__YOUR GOAL__
From the entries below, please gather each line containing the string "this".

__SUPPLIED RECORDS__
——
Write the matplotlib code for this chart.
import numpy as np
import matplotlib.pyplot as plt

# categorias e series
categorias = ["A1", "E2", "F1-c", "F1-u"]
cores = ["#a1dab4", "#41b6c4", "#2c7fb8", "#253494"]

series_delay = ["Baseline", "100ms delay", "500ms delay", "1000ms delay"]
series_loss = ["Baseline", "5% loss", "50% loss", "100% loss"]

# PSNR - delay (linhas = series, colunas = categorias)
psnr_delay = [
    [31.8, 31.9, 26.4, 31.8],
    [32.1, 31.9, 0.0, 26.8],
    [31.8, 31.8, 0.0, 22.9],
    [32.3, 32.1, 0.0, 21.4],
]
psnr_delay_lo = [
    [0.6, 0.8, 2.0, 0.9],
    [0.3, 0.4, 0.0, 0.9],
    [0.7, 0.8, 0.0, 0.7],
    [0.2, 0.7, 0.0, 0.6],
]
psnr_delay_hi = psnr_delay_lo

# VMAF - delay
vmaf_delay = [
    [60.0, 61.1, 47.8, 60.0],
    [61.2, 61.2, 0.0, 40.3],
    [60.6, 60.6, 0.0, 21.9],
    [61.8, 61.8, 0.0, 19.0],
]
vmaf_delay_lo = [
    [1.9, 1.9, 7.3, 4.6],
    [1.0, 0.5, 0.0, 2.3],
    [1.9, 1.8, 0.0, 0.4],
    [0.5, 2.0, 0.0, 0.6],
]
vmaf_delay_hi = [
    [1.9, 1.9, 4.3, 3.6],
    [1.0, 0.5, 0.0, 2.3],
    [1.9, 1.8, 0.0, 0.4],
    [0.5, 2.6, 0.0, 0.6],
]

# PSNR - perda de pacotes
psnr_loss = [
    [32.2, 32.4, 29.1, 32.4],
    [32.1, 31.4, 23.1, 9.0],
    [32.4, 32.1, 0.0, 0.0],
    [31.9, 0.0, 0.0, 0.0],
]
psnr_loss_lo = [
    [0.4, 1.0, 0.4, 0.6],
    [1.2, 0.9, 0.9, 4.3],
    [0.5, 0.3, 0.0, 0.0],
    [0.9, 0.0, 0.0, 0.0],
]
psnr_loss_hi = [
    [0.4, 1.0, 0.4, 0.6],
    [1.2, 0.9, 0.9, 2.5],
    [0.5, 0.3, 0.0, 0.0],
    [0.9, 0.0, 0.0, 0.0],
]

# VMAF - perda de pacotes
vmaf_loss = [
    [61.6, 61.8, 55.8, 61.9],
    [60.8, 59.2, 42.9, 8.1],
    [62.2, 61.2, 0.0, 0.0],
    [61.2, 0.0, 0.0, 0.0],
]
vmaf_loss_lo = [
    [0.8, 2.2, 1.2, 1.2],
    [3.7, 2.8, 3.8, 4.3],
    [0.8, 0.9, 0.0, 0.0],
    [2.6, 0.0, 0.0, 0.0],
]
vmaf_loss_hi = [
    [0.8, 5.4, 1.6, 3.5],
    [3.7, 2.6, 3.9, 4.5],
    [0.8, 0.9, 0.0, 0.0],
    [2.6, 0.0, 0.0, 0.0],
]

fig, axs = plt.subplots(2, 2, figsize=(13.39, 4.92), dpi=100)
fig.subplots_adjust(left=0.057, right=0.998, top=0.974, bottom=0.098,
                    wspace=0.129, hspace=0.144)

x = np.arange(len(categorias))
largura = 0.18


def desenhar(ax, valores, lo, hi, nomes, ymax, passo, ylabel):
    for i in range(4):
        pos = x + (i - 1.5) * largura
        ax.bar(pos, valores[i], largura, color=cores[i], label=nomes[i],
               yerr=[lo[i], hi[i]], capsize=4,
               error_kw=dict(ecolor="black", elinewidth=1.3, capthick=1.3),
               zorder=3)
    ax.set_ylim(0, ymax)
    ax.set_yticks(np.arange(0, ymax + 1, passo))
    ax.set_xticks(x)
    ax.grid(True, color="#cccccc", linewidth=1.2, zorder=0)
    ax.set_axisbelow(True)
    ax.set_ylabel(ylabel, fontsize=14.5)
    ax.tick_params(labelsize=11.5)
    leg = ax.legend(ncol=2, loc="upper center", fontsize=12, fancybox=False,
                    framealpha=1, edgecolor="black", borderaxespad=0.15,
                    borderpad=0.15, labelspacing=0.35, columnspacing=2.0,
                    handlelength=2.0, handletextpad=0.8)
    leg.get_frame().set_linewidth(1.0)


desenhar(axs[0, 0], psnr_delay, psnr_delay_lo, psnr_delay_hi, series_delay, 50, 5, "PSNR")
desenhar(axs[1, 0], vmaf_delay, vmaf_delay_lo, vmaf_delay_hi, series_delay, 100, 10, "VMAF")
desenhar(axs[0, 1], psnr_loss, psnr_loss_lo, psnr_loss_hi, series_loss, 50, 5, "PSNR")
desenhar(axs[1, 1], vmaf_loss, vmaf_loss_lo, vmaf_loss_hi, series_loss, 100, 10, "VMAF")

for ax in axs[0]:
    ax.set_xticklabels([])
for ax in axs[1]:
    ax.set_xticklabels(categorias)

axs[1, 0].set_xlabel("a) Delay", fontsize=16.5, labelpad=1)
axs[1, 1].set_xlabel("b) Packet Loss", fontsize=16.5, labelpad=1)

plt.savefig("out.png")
——
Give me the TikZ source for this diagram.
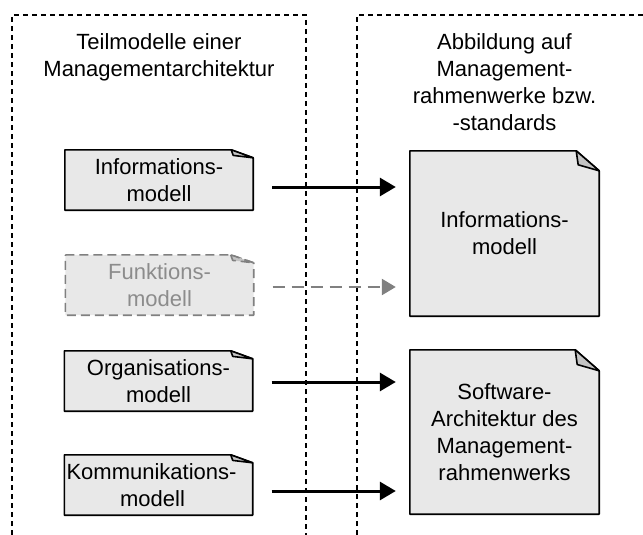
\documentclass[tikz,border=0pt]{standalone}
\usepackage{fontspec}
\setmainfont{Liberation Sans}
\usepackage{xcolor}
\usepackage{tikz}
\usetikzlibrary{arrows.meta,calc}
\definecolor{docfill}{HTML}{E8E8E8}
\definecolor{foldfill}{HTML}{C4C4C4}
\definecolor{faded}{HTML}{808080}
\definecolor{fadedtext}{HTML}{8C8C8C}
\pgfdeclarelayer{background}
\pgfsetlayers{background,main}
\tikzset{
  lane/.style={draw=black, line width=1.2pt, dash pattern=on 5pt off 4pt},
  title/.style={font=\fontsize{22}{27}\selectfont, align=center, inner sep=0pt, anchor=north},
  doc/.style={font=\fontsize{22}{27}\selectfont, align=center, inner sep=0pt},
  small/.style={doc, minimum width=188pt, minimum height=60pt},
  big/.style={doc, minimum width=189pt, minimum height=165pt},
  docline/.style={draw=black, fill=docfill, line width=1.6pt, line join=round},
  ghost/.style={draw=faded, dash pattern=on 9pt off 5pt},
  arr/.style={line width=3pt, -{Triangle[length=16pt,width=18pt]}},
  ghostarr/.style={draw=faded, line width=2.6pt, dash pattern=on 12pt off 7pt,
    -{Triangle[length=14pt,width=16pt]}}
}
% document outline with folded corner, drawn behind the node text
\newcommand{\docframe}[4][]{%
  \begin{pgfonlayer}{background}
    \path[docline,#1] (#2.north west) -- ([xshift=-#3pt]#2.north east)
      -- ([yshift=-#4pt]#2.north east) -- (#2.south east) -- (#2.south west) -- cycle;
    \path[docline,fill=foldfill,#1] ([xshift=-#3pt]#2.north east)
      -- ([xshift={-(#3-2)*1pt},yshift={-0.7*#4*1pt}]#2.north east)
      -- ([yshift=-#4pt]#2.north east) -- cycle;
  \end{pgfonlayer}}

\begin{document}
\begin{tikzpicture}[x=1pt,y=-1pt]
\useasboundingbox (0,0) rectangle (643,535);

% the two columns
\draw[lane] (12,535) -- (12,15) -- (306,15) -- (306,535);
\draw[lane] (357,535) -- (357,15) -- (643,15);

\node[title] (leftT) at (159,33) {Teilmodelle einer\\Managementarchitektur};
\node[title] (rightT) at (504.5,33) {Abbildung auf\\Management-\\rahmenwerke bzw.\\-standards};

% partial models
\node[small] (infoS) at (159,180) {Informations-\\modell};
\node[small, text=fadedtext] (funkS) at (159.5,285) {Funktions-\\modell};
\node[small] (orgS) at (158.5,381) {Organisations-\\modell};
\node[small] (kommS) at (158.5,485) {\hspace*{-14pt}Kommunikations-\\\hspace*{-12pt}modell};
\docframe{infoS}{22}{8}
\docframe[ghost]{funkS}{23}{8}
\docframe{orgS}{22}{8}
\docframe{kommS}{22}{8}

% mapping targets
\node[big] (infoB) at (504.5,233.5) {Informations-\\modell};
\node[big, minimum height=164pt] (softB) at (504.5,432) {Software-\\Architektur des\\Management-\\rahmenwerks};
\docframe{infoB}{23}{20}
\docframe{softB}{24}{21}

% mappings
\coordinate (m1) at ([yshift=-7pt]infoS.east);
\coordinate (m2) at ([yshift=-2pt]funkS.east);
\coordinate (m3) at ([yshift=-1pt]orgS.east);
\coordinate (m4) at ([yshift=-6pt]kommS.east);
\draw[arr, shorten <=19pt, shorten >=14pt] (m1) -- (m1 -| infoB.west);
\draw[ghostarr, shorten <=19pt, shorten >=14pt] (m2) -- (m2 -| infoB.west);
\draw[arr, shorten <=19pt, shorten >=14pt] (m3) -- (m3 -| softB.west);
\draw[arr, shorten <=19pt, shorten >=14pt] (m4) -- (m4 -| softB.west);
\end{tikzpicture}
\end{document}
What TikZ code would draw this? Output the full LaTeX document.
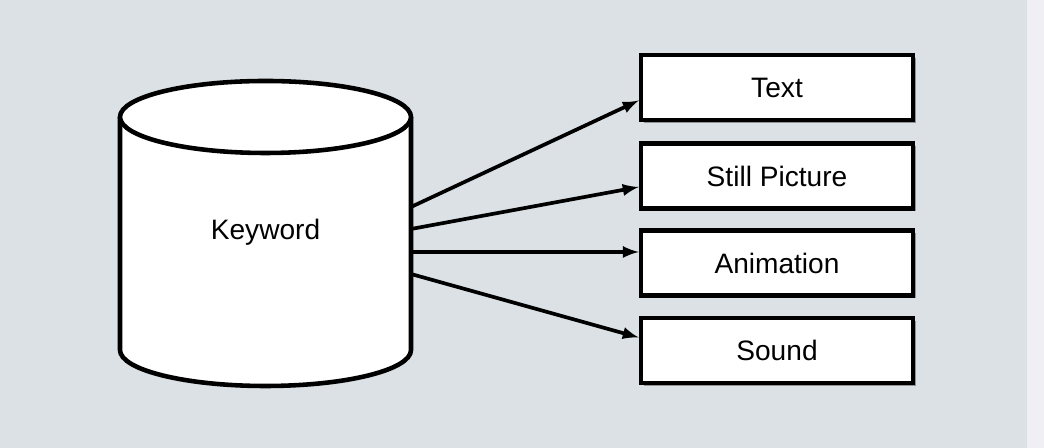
——
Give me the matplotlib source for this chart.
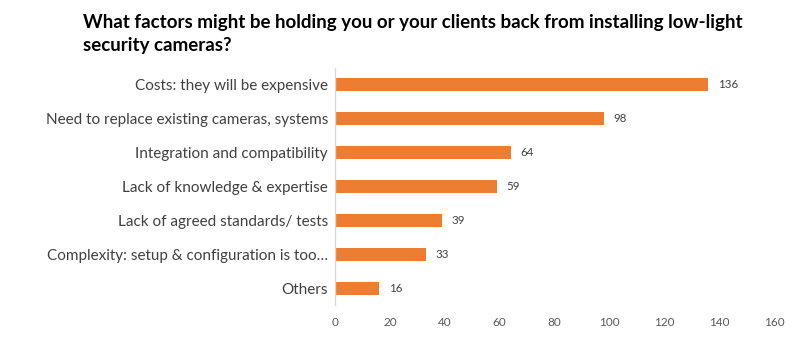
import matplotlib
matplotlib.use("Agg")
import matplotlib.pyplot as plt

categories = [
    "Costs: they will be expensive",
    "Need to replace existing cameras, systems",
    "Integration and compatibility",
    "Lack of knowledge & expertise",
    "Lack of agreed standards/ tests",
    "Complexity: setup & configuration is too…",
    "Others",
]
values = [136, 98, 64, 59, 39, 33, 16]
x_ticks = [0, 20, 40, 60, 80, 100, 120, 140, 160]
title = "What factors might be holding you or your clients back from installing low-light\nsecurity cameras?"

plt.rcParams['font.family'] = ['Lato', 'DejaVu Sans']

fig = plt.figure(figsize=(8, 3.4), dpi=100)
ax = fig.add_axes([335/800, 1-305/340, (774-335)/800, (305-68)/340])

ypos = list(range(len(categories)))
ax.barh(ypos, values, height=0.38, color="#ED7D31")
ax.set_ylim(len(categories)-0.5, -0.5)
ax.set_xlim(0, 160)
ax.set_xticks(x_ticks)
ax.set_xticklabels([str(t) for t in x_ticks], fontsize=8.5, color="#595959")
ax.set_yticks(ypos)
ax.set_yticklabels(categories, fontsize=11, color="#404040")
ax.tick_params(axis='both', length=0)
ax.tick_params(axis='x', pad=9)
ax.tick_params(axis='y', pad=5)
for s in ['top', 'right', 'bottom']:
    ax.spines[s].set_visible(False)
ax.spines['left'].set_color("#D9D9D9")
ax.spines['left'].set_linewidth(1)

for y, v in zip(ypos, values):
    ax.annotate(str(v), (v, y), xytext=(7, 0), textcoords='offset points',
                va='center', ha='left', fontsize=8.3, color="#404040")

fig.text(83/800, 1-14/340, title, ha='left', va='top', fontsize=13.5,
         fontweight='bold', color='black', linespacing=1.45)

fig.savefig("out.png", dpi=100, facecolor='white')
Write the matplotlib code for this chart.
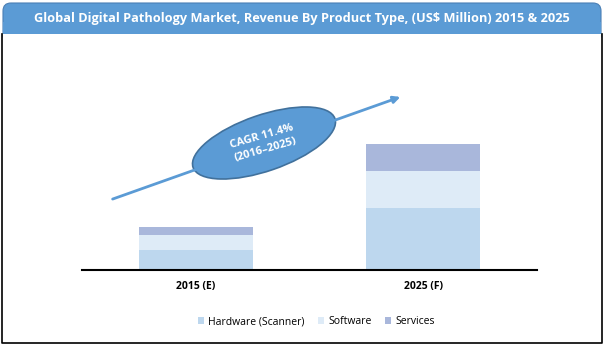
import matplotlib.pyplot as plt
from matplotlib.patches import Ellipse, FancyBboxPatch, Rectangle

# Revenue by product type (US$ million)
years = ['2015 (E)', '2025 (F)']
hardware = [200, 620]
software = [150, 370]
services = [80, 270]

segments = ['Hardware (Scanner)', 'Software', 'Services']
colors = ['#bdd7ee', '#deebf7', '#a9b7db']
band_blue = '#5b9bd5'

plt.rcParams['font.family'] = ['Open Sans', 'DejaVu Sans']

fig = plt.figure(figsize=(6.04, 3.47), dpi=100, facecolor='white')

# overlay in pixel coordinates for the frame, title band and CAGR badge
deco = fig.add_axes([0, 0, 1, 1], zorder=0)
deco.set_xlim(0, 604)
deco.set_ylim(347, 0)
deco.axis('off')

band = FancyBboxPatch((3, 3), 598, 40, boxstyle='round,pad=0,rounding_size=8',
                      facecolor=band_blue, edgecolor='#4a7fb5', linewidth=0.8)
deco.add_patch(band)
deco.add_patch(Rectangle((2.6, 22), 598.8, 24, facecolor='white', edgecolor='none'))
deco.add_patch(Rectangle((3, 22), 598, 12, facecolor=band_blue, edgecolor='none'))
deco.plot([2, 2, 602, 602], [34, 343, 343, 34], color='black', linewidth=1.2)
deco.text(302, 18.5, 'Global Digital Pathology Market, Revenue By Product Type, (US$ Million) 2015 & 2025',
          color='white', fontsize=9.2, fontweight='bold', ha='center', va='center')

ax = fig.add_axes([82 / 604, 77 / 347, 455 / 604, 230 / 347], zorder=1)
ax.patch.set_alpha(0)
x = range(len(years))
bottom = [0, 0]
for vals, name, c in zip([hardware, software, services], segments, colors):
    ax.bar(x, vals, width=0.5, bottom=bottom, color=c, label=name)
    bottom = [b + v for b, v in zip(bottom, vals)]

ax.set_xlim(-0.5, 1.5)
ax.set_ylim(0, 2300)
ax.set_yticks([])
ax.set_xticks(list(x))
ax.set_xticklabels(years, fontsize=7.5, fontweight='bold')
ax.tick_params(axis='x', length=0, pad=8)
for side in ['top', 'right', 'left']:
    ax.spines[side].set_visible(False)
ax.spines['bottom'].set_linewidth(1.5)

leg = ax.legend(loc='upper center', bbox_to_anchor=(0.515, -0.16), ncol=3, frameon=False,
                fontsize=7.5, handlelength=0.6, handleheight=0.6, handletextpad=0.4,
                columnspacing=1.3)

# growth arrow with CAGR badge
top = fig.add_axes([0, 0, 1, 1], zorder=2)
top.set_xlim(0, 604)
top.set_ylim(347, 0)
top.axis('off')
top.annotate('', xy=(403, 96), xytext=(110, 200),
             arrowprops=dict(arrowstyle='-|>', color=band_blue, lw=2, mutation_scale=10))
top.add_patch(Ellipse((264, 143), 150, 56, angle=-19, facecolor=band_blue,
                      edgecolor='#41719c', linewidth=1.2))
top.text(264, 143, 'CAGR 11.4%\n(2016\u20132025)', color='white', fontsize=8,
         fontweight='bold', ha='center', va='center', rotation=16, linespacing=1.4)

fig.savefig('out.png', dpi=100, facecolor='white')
——
__FULL SOLUTION__
Write the matplotlib code for this chart.
Give me the TikZ source for this diagram.
What TikZ code would draw this? Output the full LaTeX document.
Give me the matplotlib source for this chart.
Write the matplotlib code for this chart.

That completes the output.